## [GIVEN PROBLEM]
Write the listing below out again exactly, dropping the images.

## [AVAILABLE DATA]
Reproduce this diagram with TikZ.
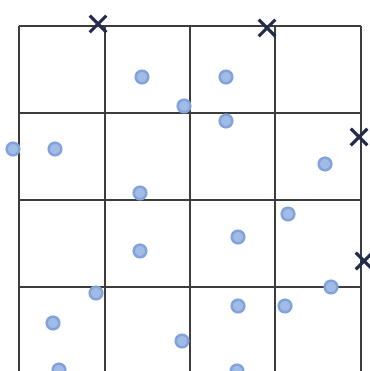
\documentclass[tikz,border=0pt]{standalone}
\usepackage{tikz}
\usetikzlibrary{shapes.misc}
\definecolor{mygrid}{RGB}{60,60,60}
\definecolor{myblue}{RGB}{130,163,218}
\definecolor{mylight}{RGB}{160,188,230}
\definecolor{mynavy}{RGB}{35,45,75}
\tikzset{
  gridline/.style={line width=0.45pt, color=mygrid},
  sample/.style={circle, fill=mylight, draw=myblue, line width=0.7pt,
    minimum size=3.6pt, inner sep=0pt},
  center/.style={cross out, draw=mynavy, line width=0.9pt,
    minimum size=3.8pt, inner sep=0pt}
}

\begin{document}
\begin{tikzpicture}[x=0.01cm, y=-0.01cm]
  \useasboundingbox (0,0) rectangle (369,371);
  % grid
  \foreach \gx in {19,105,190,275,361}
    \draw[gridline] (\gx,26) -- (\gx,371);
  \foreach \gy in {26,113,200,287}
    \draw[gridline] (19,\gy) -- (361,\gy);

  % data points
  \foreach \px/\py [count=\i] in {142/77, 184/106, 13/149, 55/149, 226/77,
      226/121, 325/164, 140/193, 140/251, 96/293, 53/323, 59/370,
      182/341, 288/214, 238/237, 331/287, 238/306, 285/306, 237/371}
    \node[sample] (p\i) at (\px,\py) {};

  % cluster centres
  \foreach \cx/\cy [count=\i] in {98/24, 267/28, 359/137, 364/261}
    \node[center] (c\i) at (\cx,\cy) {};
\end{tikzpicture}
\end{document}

## [IN RESPONSE]
Reproduce this diagram with TikZ.
\documentclass[tikz,border=0pt]{standalone}
\usepackage{tikz}
\usetikzlibrary{shapes.misc}
\definecolor{mygrid}{RGB}{60,60,60}
\definecolor{myblue}{RGB}{130,163,218}
\definecolor{mylight}{RGB}{160,188,230}
\definecolor{mynavy}{RGB}{35,45,75}
\tikzset{
  gridline/.style={line width=0.45pt, color=mygrid},
  sample/.style={circle, fill=mylight, draw=myblue, line width=0.7pt,
    minimum size=3.6pt, inner sep=0pt},
  center/.style={cross out, draw=mynavy, line width=0.9pt,
    minimum size=3.8pt, inner sep=0pt}
}

\begin{document}
\begin{tikzpicture}[x=0.01cm, y=-0.01cm]
  \useasboundingbox (0,0) rectangle (369,371);
  % grid
  \foreach \gx in {19,105,190,275,361}
    \draw[gridline] (\gx,26) -- (\gx,371);
  \foreach \gy in {26,113,200,287}
    \draw[gridline] (19,\gy) -- (361,\gy);

  % data points
  \foreach \px/\py [count=\i] in {142/77, 184/106, 13/149, 55/149, 226/77,
      226/121, 325/164, 140/193, 140/251, 96/293, 53/323, 59/370,
      182/341, 288/214, 238/237, 331/287, 238/306, 285/306, 237/371}
    \node[sample] (p\i) at (\px,\py) {};

  % cluster centres
  \foreach \cx/\cy [count=\i] in {98/24, 267/28, 359/137, 364/261}
    \node[center] (c\i) at (\cx,\cy) {};
\end{tikzpicture}
\end{document}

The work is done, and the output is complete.